FORT BENNING, Ga. -- The broken floor of the bedroom sagged into the living room beneath, and the absence of an exterior wall offered a view within, where training mannequins were strewn about.

As part of a multi-day joint emergency services training Oct. 23, the Columbus-based Georgia Search and Rescue team assessed a partly collapsed former residential building at Ragin Court at Fort Benning, which has been scheduled for demolition for years.

Ricky Shores, fire marshal with the Columbus Department of Fire and Emergency Medical Services, said Fort Benning provided the Georgia Search and Rescue Team an opportunity to hone skills not often employed as part of normal emergency operations.

"We in this area are very fortunate to have a team like this, to be ready to go, to effect these special hazard rescues," he said. "So these firefighters all volunteered, gave up time from their work and their home and their family.
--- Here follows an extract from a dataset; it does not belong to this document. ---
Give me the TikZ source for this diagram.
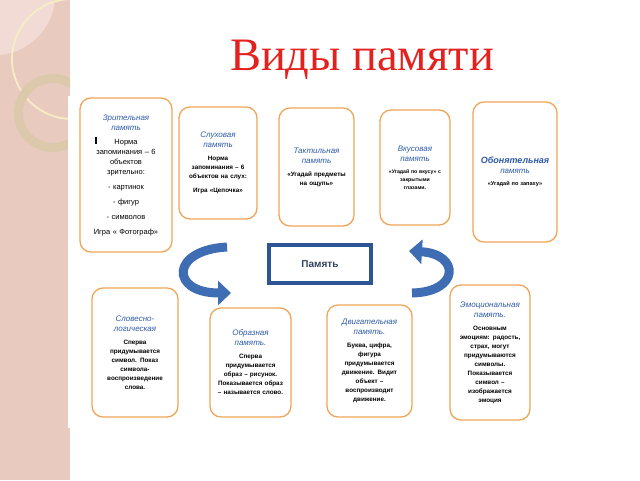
\documentclass[tikz,border=0pt]{standalone}
\usepackage{fontspec}
\setmainfont{Liberation Serif}
\setsansfont{Liberation Sans}
\definecolor{memOrange}{HTML}{EFA65A}
\definecolor{memBlue}{HTML}{2E5AA8}
\definecolor{memArrow}{HTML}{3F6DB4}
\definecolor{memTitle}{HTML}{E3221F}
\definecolor{memBand}{HTML}{E8CABF}
\definecolor{memCorner}{HTML}{F1DBD4}
\definecolor{memCream}{HTML}{F7EDC4}
\definecolor{memRing}{HTML}{DCC9AC}
\definecolor{memFrame}{HTML}{2F5496}
\definecolor{memText}{HTML}{34435F}
\usetikzlibrary{arrows.meta, calc}
\newcommand{\memhead}[1]{{\fontsize{8}{10}\selectfont\mdseries\itshape\color{memBlue}#1\par}\vspace{4pt}}

\begin{document}
\begin{tikzpicture}[x=1pt, y=-1pt,
  mbox/.style={draw=memOrange, line width=1.3pt, rounded corners=11pt, fill=white,
    align=center, inner sep=2pt, font=\sffamily\bfseries\fontsize{6.3}{9}\selectfont},
  memframe/.style={draw=memFrame, line width=3.5pt, fill=white, text=memText,
    font=\sffamily\bfseries\fontsize{10}{12}\selectfont},
  flowarrow/.style={memArrow, line width=9pt, -{Triangle[width=24pt,length=13pt]}}]
  \useasboundingbox (0,0) rectangle (640,480);
  % left band
  \fill[memBand] (0,0) rectangle (70,480);
  \begin{scope}
    \clip (0,0) rectangle (70,480);
    \fill[memCorner] (-5,-5) circle (60pt);
    \draw[memCream, line width=1.8pt] (72,59) circle (60pt);
    \draw[memRing, line width=9pt] (53,113) circle (34.5pt);
  \end{scope}
  \fill[white] (68,96) rectangle (566,428);

  \node[font=\fontsize{46.5}{50}\selectfont, text=memTitle] (title) at (362,60) {Виды памяти};

  % top row
  \node[mbox, minimum width=92pt, minimum height=154pt, text width=86pt,
    font=\sffamily\mdseries\fontsize{7.5}{10}\selectfont] (vis) at (126,175) {
    \memhead{Зрительная\\память}Норма\\запоминания – 6\\объектов\\зрительно:\\[5pt]- картинок\\[5pt]- фигур\\[5pt]- символов\\[5pt]Игра « Фотограф»};
  \node[mbox, minimum width=78pt, minimum height=112pt, text width=72pt] (aud) at (218,163) {
    \memhead{Слуховая\\память}Норма\\запоминания – 6\\объектов на слух:\\[5pt]Игра «Цепочка»};
  \node[mbox, minimum width=75pt, minimum height=118pt, text width=70pt] (tact) at (316.5,167) {
    \memhead{Тактильная\\память}«Угадай предметы\\на ощупь»\par\vspace{4pt}};
  \node[mbox, minimum width=70pt, minimum height=115pt, text width=64pt,
    font=\sffamily\bfseries\fontsize{5.2}{8}\selectfont] (taste) at (415,167.5) {
    \memhead{Вкусовая\\память}«Угадай по вкусу» с\\закрытыми\\глазами.\par\vspace{10pt}};
  \node[mbox, minimum width=84pt, minimum height=140pt, text width=78pt,
    font=\sffamily\bfseries\fontsize{5.6}{8}\selectfont] (smell) at (515,172) {
    {\fontsize{9}{11}\selectfont\itshape\color{memBlue}Обонятельная\par}
    \memhead{память}«Угадай по запаху»\par\vspace{12pt}};

  % centre
  \node[memframe, minimum width=103pt, minimum height=39pt] (mem) at (320,264) {Память};
  \draw[memFrame, line width=0.9pt] ($(mem.north west)+(4,4)$) rectangle ($(mem.south east)+(-4,-4)$);
  \coordinate (la1) at (227,247);
  \coordinate (la2) at (231,293);
  \coordinate (ra1) at (412,293);
  \coordinate (ra2) at (409,251);
  \draw[flowarrow] (la1) .. controls (170,250) and (170,293) .. (la2);
  \draw[flowarrow] (ra1) .. controls (460,292) and (460,254) .. (ra2);

  % bottom row
  \node[mbox, minimum width=86pt, minimum height=129pt, text width=80pt] (verb) at (135,352.5) {
    \memhead{Словесно-\\логическая}Сперва\\придумывается\\символ. Показ\\символа-\\воспроизведение\\слова.};
  \node[mbox, minimum width=81pt, minimum height=109pt, text width=76pt] (fig) at (250.5,362.5) {
    \memhead{Образная\\память.}Сперва\\придумывается\\образ – рисунок.\\Показывается образ\\– называется слово.};
  \node[mbox, minimum width=85pt, minimum height=112pt, text width=79pt] (motor) at (369.5,361) {
    \memhead{Двигательная\\память.}Буква, цифра,\\фигура\\придумывается\\движение. Видит\\объект –\\воспроизводит\\движение.\par\vspace{6pt}};
  \node[mbox, minimum width=80pt, minimum height=135pt, text width=75pt] (emo) at (490,352.5) {
    \memhead{Эмоциональная\\память.}Основным\\эмоциям: радость,\\страх, могут\\придумываются\\символы.\\Показывается\\символ –\\изображается\\эмоция};

  % cursor mark
  \draw[line width=1.2pt] (96,137) -- (96,144);
\end{tikzpicture}
\end{document}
They put in hundreds of hours of rope rescue training, structural collapse, trench, heavy machinery rescue. ... These are all special training disciplines that you normally don't see out there for the average first responder."

Three buildings at Ragin Court, a former residential area on Main Post just off of Dixie Road, have been slated for demolition for some time. But rather than merely demolish the buildings, the Directorate of Public Works and the Directorate of Emergency Services at U.S. Army Garrison Fort Benning sought to derive valuable training from them.

After DPW turned the buildings over to DES, garrison emergency personnel performed emergency breaches in the building. In preparation for the rescue training Oct. 23 through 25, the buildings were partially collapsed and the dummies set inside.

Georgia Search and Rescue brought a large trailer full of power tools they might need in case of a structural collapse rescue, including specialized saws for cutting through concrete and brick, fans to ventilate the structure and more. To shore up the sagging structure, the emergency responders practically worked as carpenters to create braces to safely enter the building.

If the state of Georgia calls on its search and rescue teams during a hurricane, Shores gave as an example, the team training at Ragin Court will be more prepared.

"We can use the skills that we learn through this rescue training to make sure we can effect a rescue if we have a natural disaster," he said, "whatever takes place where our citizens are in harm's way and it takes special skills to get them to safety."

Assistant Chief Ryan Earwood with the Fort Benning Fire Department said training opportunities such as this are rare.

"A structural collapse exercise is not something that you can routinely do in a live structure," said Earwood. "Since these structures are scheduled for demolition, we're able to do what we need to with them and make them unsafe to work this exercise. So something like this may only occur once every five or six years in a live scenario setting."

"A lot of time our training takes place in an atmosphere where everything is very controlled," said Shores. "We don't have that here. We have a building that's been structurally compromised. We did that on purpose. So obviously if you're going to be able to operate with proficiency in a real emergency, in a dangerous emergency at that, you've got to practice sometimes in a dangerous situation."

Shores added that the Georgia Search and Rescue team has taken precautions to ensure they stay safe while training.

He further added that training with Fort Benning enables better coordination when a real larger scale emergency takes place.

"We work with Fort Benning a lot," he said. "We really appreciate their participation. Really skilled first responders. And it really helps if we do have a natural disaster that we all know each other by face. You can all have the same skill sets from one department to the next, but when you have an opportunity like we do, when we're fortunate to be able to work together on a regular basis like this, it really makes things flow a lot easier when a real disaster takes place."

The Fort Benning Fire Department is scheduled to perform controlled burns of each of the three Ragin Court buildings the first three Saturdays in November, beginning Nov. 2, if weather conditions are favorable.